— BEGIN Data shown —
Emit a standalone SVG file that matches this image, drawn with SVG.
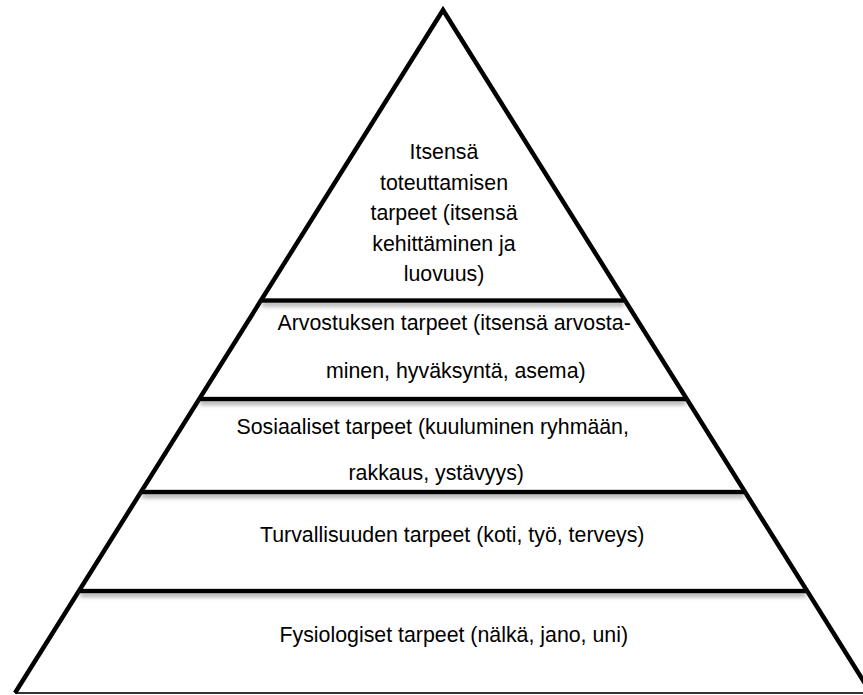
<svg xmlns="http://www.w3.org/2000/svg" width="863" height="695" viewBox="0 0 863 695">
<style>
.t{font-family:"Liberation Sans",Arial,sans-serif;font-size:21.33px;fill:#000}
.c{text-anchor:middle}
.edge{stroke:#000;stroke-width:4.5;fill:none;stroke-linejoin:miter}
.bar{fill:#000}
</style>
<defs>
<filter id="sh" filterUnits="userSpaceOnUse" x="0" y="0" width="863" height="695">
<feDropShadow dx="0" dy="3.5" stdDeviation="2" flood-color="#808080" flood-opacity="0.7"/>
</filter>
</defs>
<rect width="863" height="695" fill="#fff"/>
<g id="pyramid">
<line x1="15" y1="693" x2="863" y2="693" stroke="#333" stroke-width="2"/>
<polyline class="edge" points="15,693 443,10 871,693"/>
</g>
<g id="connectors" filter="url(#sh)">
<rect class="bar" x="262" y="298.3" width="362" height="4.5"/>
<rect class="bar" x="200" y="396.8" width="486" height="4.5"/>
<rect class="bar" x="142" y="489.8" width="602" height="4.5"/>
<rect class="bar" x="80" y="588.8" width="726" height="4.5"/>
</g>
<g id="tier1">
<text class="t c" x="444" y="159">Itsensä</text>
<text class="t c" x="444" y="189.5">toteuttamisen</text>
<text class="t c" x="444" y="220">tarpeet (itsensä</text>
<text class="t c" x="444" y="250.5">kehittäminen ja</text>
<text class="t c" x="444" y="281">luovuus)</text>
</g>
<g id="tier2">
<text class="t" x="277.5" y="329.5">Arvostuksen tarpeet (itsensä arvosta-</text>
<text class="t" x="326" y="377.5">minen, hyväksyntä, asema)</text>
</g>
<g id="tier3">
<text class="t" x="236.5" y="433.5">Sosiaaliset tarpeet (kuuluminen ryhmään,</text>
<text class="t" x="348.5" y="479.5">rakkaus, ystävyys)</text>
</g>
<g id="tier4">
<text class="t" x="260" y="542">Turvallisuuden tarpeet (koti, työ, terveys)</text>
</g>
<g id="tier5">
<text class="t" x="279.5" y="641.5">Fysiologiset tarpeet (nälkä, jano, uni)</text>
</g>
</svg>
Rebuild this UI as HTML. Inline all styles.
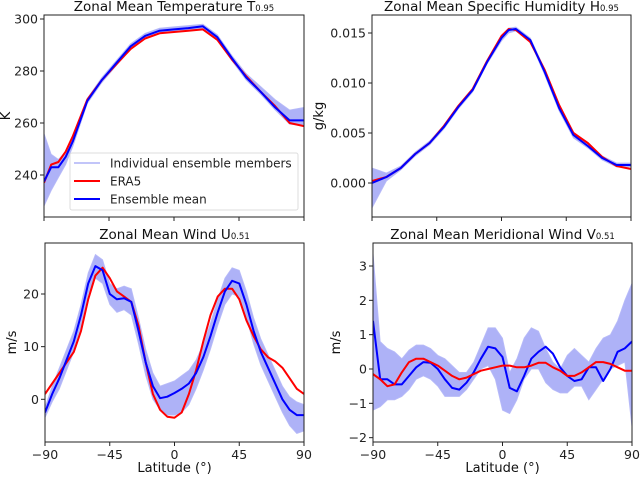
<!DOCTYPE html>
<html><head><meta charset="utf-8">
<style>
html,body{margin:0;padding:0;background:#fff;}
svg{display:block;font-family:"DejaVu Sans","Liberation Sans",sans-serif;}
</style></head>
<body>
<svg id="chart" width="640" height="478" viewBox="0 0 640 478" xmlns="http://www.w3.org/2000/svg"></svg>
<script>
// ---- Data ----
const latsT = [-90,-85,-80,-75,-70,-60,-50,-40,-30,-20,-10,0,10,20,30,40,50,60,70,80,90];
const tMean = [237.5,243,243,247,253,268.5,276.5,283,289.5,293.5,295.5,296,296.5,297.2,293,285,277.5,272,266,261,261];
const tEra5 = [237,244,245,249,255,269,276.5,282.5,288.5,292.5,294.5,295,295.5,296,292,284.5,278,272,266.5,260,258.8];
const tHi   = [256,248,246,249,254.5,269.5,277.5,284,290.5,294.5,296.5,297,297.5,298,294,286,279,274,269,265,266];
const tLo   = [228,234,239,244,251,267.5,275.5,282,288.5,292.5,294.5,295,295.5,296.2,292,284,276.5,271,265,259.5,259];
const tTicks = [240,260,280,300];

const latsH = [-90,-80,-70,-60,-50,-40,-30,-20,-10,0,5,10,20,30,40,50,60,70,80,90];
const hMean = [0.0000,0.0006,0.0015,0.0029,0.0040,0.0056,0.0076,0.0093,0.0121,0.0145,0.0153,0.0154,0.0143,0.0111,0.0075,0.0048,0.0037,0.0025,0.0018,0.0018];
const hEra5 = [0.0002,0.0006,0.0015,0.0029,0.0040,0.0057,0.0077,0.0094,0.0122,0.0147,0.0154,0.0153,0.0141,0.0113,0.0078,0.0050,0.0040,0.0026,0.0017,0.0014];
const hHi   = [0.0015,0.0010,0.0017,0.0031,0.0042,0.0058,0.0078,0.0095,0.0123,0.0147,0.0155,0.0156,0.0145,0.0114,0.0078,0.0051,0.0040,0.0027,0.0020,0.0020];
const hLo   = [-0.0025,0.0002,0.0013,0.0027,0.0038,0.0054,0.0074,0.0091,0.0119,0.0142,0.0150,0.0152,0.0141,0.0108,0.0072,0.0045,0.0035,0.0023,0.0016,0.0016];
const hTicks = [0.000,0.005,0.010,0.015];
const hTickLabels = ["0.000","0.005","0.010","0.015"];

const lats5 = [-90,-85,-80,-75,-70,-65,-60,-55,-50,-45,-40,-35,-30,-25,-20,-15,-10,-5,0,5,10,15,20,25,30,35,40,45,50,55,60,65,70,75,80,85,90];
const uMean = [-2.5,1,4,7.5,11,16,22,25.3,24.5,20,19,19.2,18.5,13,7,2.5,0.2,0.5,1.2,2,3,5,8,12,16.5,20.5,22.5,22,18,13,9,6,3,0,-2,-3,-3];
const uEra5 = [1,3,5,7,9,13,19,23.5,25,23,20.5,19.5,18.5,14,7,1,-2,-3.3,-3.5,-2.5,1,5.5,11,16,19.5,21,21,19,15,12,9.5,8,7.2,6,4,2,1];
const uHi   = [-1.5,2.5,6,9.5,13,18,24,27.5,26.5,22,21,21.5,21,15.5,9.5,5,2.5,3,3.5,4.5,5.5,7.5,10.5,14.5,19,23,25,24.5,20.5,15.5,11.5,8.5,5.5,2.5,0.5,-0.5,-1];
const uLo   = [-3.5,-0.5,2,5.5,9,14,20,23,22,18,16.5,17,16,10.5,4.5,0,-2,-3,-3,-2.5,-1,2,5.5,9.5,14,18,20,19.5,15.5,10.5,6.5,3.5,0.5,-2.5,-5,-6.5,-6];
const uTicks = [0,10,20];

const vMean = [1.4,-0.3,-0.3,-0.45,-0.45,-0.2,0.05,0.2,0.18,0,-0.3,-0.55,-0.6,-0.4,-0.1,0.3,0.65,0.6,0.35,-0.55,-0.65,-0.2,0.3,0.5,0.65,0.45,0.05,-0.2,-0.35,-0.3,0.05,0.05,-0.35,0,0.5,0.6,0.8];
const vEra5 = [-0.15,-0.3,-0.5,-0.45,-0.1,0.2,0.3,0.3,0.2,0.1,-0.05,-0.2,-0.3,-0.25,-0.15,-0.05,0,0.05,0.1,0.1,0.05,0.05,0.1,0.18,0.18,0.05,-0.05,-0.2,-0.2,-0.1,0.05,0.2,0.2,0.15,0.05,-0.05,-0.05];
const vHi   = [3.4,0.8,0.6,0.5,0.3,0.55,0.7,0.7,0.6,0.4,0.3,0.1,-0.1,-0.1,0.2,0.7,1.2,1.2,0.9,-0.1,0.3,0.9,1.2,1.1,0.6,0.2,0,0.4,0.6,0.4,0.2,0.6,0.9,1.0,1.4,2.0,2.5];
const vLo   = [-1.2,-1.1,-0.9,-0.9,-0.8,-0.6,-0.3,-0.2,-0.3,-0.5,-0.8,-0.8,-0.8,-0.6,-0.3,0,0.1,-0.3,-1.2,-1.3,-0.9,-0.3,0,0,-0.4,-0.6,-0.7,-0.7,-0.5,-0.5,-0.9,-0.6,-0.3,0,0.1,0.2,-1.7];
const vTicks = [-2,-1,0,1,2,3];

const xTicks = [-90,-45,0,45,90];
const xTickLabels = ["\u221290","\u221245","0","45","90"];

// ---- Drawing ----
const NS = "http://www.w3.org/2000/svg";
const svg = document.getElementById('chart');
function mk(tag, attrs, parent){
  const e = document.createElementNS(NS, tag);
  for (const k in attrs) e.setAttribute(k, attrs[k]);
  (parent||svg).appendChild(e);
  return e;
}
function panel(cfg){
  const g = mk('g', {});
  
  
  const X = v => cfg.x0 + (v + 90) / 180 * (cfg.x1 - cfg.x0);
  const Y = v => cfg.yPx0 + (v - cfg.yV0) / (cfg.yV1 - cfg.yV0) * (cfg.yPx1 - cfg.yPx0);
  const clipId = 'clip-' + cfg.name;
  const cp = mk('clipPath', {id: clipId}, g);
  mk('rect', {x: cfg.x0, y: cfg.top, width: cfg.x1 - cfg.x0, height: cfg.bottom - cfg.top}, cp);
  const plot = mk('g', {'clip-path': 'url(#' + clipId + ')'}, g);
  let d = '';
  cfg.lats.forEach((la, i) => { d += (i ? 'L' : 'M') + X(la).toFixed(1) + ' ' + Y(cfg.hi[i]).toFixed(1); });
  for (let i = cfg.lats.length - 1; i >= 0; i--) d += 'L' + X(cfg.lats[i]).toFixed(1) + ' ' + Y(cfg.lo[i]).toFixed(1);
  d += 'Z';
  const band = mk('path', {d: d, fill: '#aeb2f7', stroke: '#b8bbf8', 'stroke-width': 0.8}, plot);
  
  
  const line = (vals, color, nm) => {
    const pts = cfg.lats.map((la, i) => X(la).toFixed(1) + ',' + Y(vals[i]).toFixed(1)).join(' ');
    const p = mk('polyline', {points: pts, fill: 'none', stroke: color, 'stroke-width': 2, 'stroke-linejoin': 'round'}, plot);
    
    
  };
  if (cfg.redFirst) { line(cfg.mean, '#0000ff', 'ensemble-mean-line'); line(cfg.era, '#ff0000', 'era5-line'); }
  else { line(cfg.era, '#ff0000', 'era5-line'); line(cfg.mean, '#0000ff', 'ensemble-mean-line'); }
  const fr = mk('rect', {x: cfg.x0, y: cfg.top, width: cfg.x1 - cfg.x0, height: cfg.bottom - cfg.top, fill: 'none', stroke: '#222', 'stroke-width': 1}, g);
  
  
  cfg.yTicks.forEach((t, i) => {
    const y = Y(t);
    mk('line', {x1: cfg.x0 - 4, x2: cfg.x0, y1: y, y2: y, stroke: '#222', 'stroke-width': 1}, g);
    const tx = mk('text', {x: cfg.x0 - 6, y: y + 4.5, 'text-anchor': 'end', 'font-size': 12.5, fill: '#222'}, g);
    tx.textContent = cfg.yLabels ? cfg.yLabels[i] : String(t).replace('-', '\u2212');
    
    
  });
  xTicks.forEach((t, i) => {
    const x = X(t);
    mk('line', {x1: x, x2: x, y1: cfg.bottom, y2: cfg.bottom + 4, stroke: '#222', 'stroke-width': 1}, g);
    if (cfg.xLabels) {
      const tx = mk('text', {x: x, y: cfg.bottom + 17, 'text-anchor': 'middle', 'font-size': 12.5, fill: '#222'}, g);
      tx.textContent = xTickLabels[i];
      
      
    }
  });
  const ti = mk('text', {x: (cfg.x0 + cfg.x1) / 2, y: cfg.top - 4, 'text-anchor': 'middle', 'font-size': 13.5, fill: '#111'}, g);
  
  
  ti.appendChild(document.createTextNode(cfg.title));
  const sub = mk('tspan', {'font-size': 8.5}, ti);
  sub.textContent = cfg.sub;
  const yl = mk('text', {x: 0, y: 0, 'text-anchor': 'middle', 'font-size': 13, fill: '#111', transform: 'translate(' + cfg.ylx + ',' + ((cfg.top + cfg.bottom) / 2) + ') rotate(-90)'}, g);
  yl.textContent = cfg.ylabel;
  
  
  if (cfg.xLabels) {
    const xl = mk('text', {x: (cfg.x0 + cfg.x1) / 2, y: 472, 'text-anchor': 'middle', 'font-size': 13, fill: '#111'}, g);
    xl.textContent = 'Latitude (\u00b0)';
    
    
  }
}

panel({name:'temperature-panel', x0:44, x1:304, top:15, bottom:217, yV0:260, yV1:300, yPx0:123, yPx1:19,
  lats:latsT, mean:tMean, era:tEra5, hi:tHi, lo:tLo, yTicks:tTicks, title:'Zonal Mean Temperature T', sub:'0.95', ylabel:'K', ylx:10});
panel({name:'humidity-panel', x0:372, x1:631, top:15, bottom:217, yV0:0, yV1:0.015, yPx0:183, yPx1:33,
  lats:latsH, mean:hMean, era:hEra5, hi:hHi, lo:hLo, yTicks:hTicks, yLabels:hTickLabels, title:'Zonal Mean Specific Humidity H', sub:'0.95', ylabel:'g/kg', ylx:323});
panel({name:'zonal-wind-panel', x0:45, x1:304, top:243, bottom:442, yV0:0, yV1:20, yPx0:399.3, yPx1:294,
  lats:lats5, mean:uMean, era:uEra5, hi:uHi, lo:uLo, yTicks:uTicks, title:'Zonal Mean Wind U', sub:'0.51', ylabel:'m/s', ylx:16, xLabels:true});
panel({name:'meridional-wind-panel', x0:373, x1:632, top:243, bottom:442, yV0:0, yV1:3, yPx0:369, yPx1:266,
  lats:lats5, mean:vMean, era:vEra5, hi:vHi, lo:vLo, yTicks:vTicks, title:'Zonal Mean Meridional Wind V', sub:'0.51', ylabel:'m/s', ylx:340, xLabels:true, redFirst:true});

const lg = mk('g', {});


mk('rect', {x:70, y:153, width:228, height:57, rx:2, fill:'rgba(255,255,255,0.85)', stroke:'#ddd', 'stroke-width':1}, lg);
const items = [['Individual ensemble members','#aeb2f7',1.5],['ERA5','#ff0000',2],['Ensemble mean','#0000ff',2]];
items.forEach((it, i) => {
  const y = 163 + i * 18;
  const en = mk('g', {}, lg);
  
  
  mk('line', {x1:74, x2:100, y1:y, y2:y, stroke:it[1], 'stroke-width':it[2]}, en);
  const t = mk('text', {x:110, y:y + 4.5, 'font-size':12, fill:'#222'}, en);
  t.textContent = it[0];
});
</script>
</body></html>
— END Data shown —
Task ▸
List every line from the entries above in which "this" appears.

Worked solution ▸
Emit a standalone SVG file that matches this image, drawn with SVG.
Rebuild this UI as HTML. Inline all styles.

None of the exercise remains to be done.